S3 bucket names are globally unique, so your fork cannot reuse cabal-tf-backend. Pick a name of your own and change the bucket value in make-terraform.sh.

Create the bucket before the first workflow run, in the same region as TF_VAR_AWS_REGION:

Cross-account access

Each environment (prod, stage, development) runs in its own AWS account, but all of their state lives in this one bucket, which exists in exactly one of those accounts (or in a separate account altogether). The cicd role in each environment account already has the identity-side S3 permission (see AWS setup step 5), but identity-side permission alone does not cross account boundaries: for every environment account other than the one that owns the bucket, the bucket’s policy must also grant access. In the bucket-owner account, attach a bucket policy like this, listing each foreign-account cicd role:

{
    "Version": "2012-10-17",
    "Statement": [
        {
            "Sid": "CrossAccountTerraformState",
            "Effect": "Allow",
            "Principal": {
                "AWS": [
                    "arn:aws:iam::222222222222:role/cicd",
                    "arn:aws:iam::333333333333:role/cicd"
                ]
            },
            "Action": [
                "s3:ListBucket",
                "s3:GetObject",
                "s3:PutObject",
                "s3:DeleteObject"
            ],
            "Resource": [
                "arn:aws:s3:::cabal-tf-backend",
                "arn:aws:s3:::cabal-tf-backend/*"
            ]
        }
    ]
}

The bucket-owner account’s own cicd role needs no statement here.

How the workflow drives plan and apply

The workflow runs on pushes to the three named branches – main (prod), stage (stage), and development (development) – that touch terraform/dns/**, terraform/infra/**, the workflow itself, or its helper scripts.

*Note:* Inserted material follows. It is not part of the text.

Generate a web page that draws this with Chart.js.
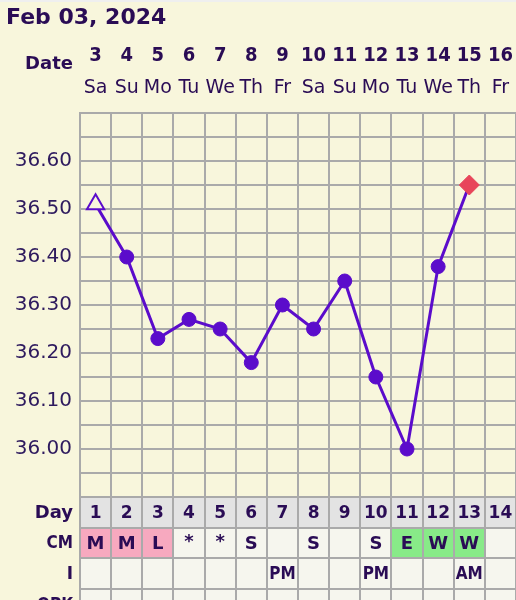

It can also be run manually from the Actions tab (workflow_dispatch). Pushes from any other branch never deploy.

The branch selects the GitHub Environment, and the environment supplies everything Terraform needs: AWS access comes from assuming that environment’s cicd role via GitHub OIDC (no static credentials), and terraform.tfvars is assembled at CI time from the environment’s TF_VAR_* variables. There is no committed tfvars file; GitHub setup documents every secret and variable. For each stack the sequence is:

  1. Generate the backend. make-terraform.sh writes backend.tf as described above.
  2. Scan. Checkov, tflint, and Trivy scan the stack. A finding that is not in the stack’s checked-in baseline/ignore files fails the job and blocks the apply.
  3. Plan. terraform plan -detailed-exitcode. If the plan is empty, the stack’s run stops here.
  4. Approve. When the plan has changes and all scanners passed, an approval job runs against the environment’s gate-* counterpart (gate-prod, gate-stage, gate-development). If you added required reviewers to the gate environments (GitHub setup), the run pauses here for a human; otherwise the gate passes on its own.
  5. Apply. terraform apply -auto-approve.
  6. Post-apply. Any ECS service whose task-definition family advanced during the apply is rolled to the new revision.

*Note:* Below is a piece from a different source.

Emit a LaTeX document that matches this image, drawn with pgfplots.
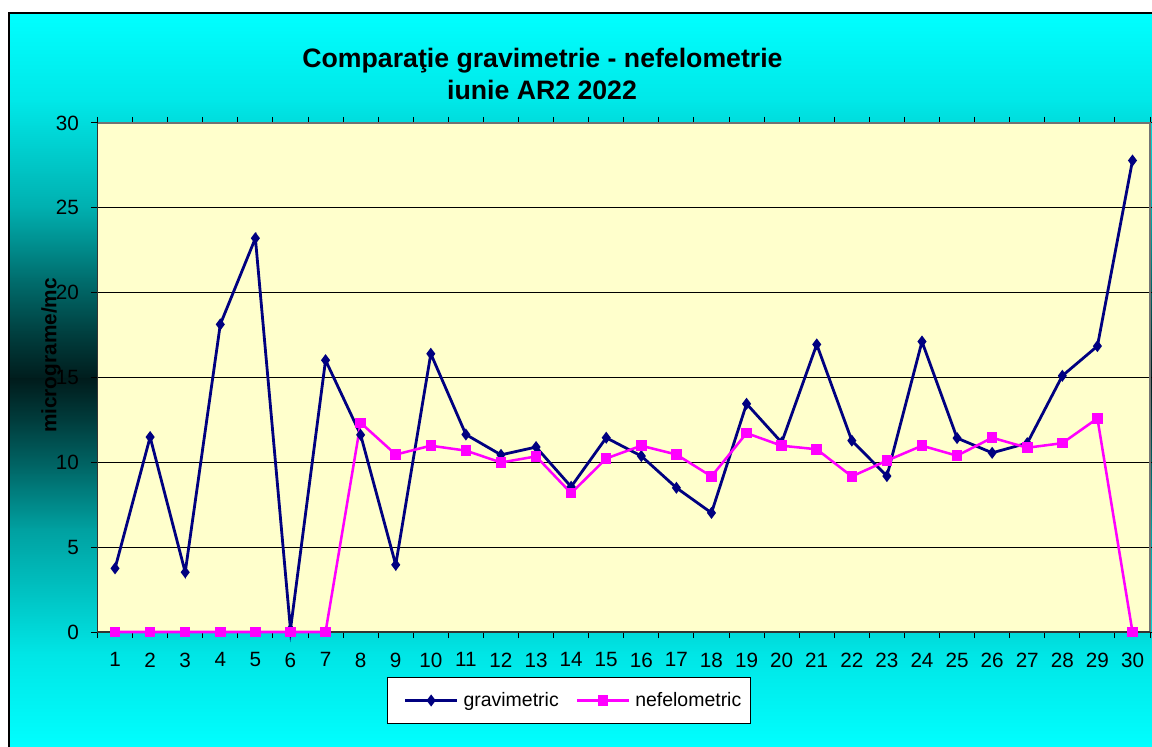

The plan and apply jobs also reconcile the deployed Docker image tags and the deployed Lambda code hashes with what is actually running, so a topology-only Terraform change does not roll back an application deploy that happened out of band via the “Build and Deploy Application” workflow. Image tags are tracked per tier: each cabal-* ECS service’s running tag is copied into the SSM parameter /cabal/deployed_image_tag/<tier> before plan, and each task definition reads its own tier’s parameter, so tiers that deploy at different times keep their own tags. The legacy global parameter /cabal/deployed_image_tag remains as the fallback for any tier whose per-tier key has not been written yet, and as the bootstrap-sentinel carrier for brand-new environments.

The dns bootstrap stage

terraform/dns stands up the Route 53 zone for the control domain. It is a separate stack because its output (the zone’s name servers) must be applied to your domain registration before the main stack’s certificate validation can succeed; see the provisioning steps in setup.md.

Within the same workflow, the bootstrap stage is gated: it runs only when a push actually changes terraform/dns/**, or when the workflow is dispatched manually with the bootstrap checkbox set. On every other run it is skipped, and the workflow proceeds directly to the main stack. The bootstrap stage has its own scanner jobs and its own approval against the same gate-* environment, and like the main stage it applies only when its plan reports changes.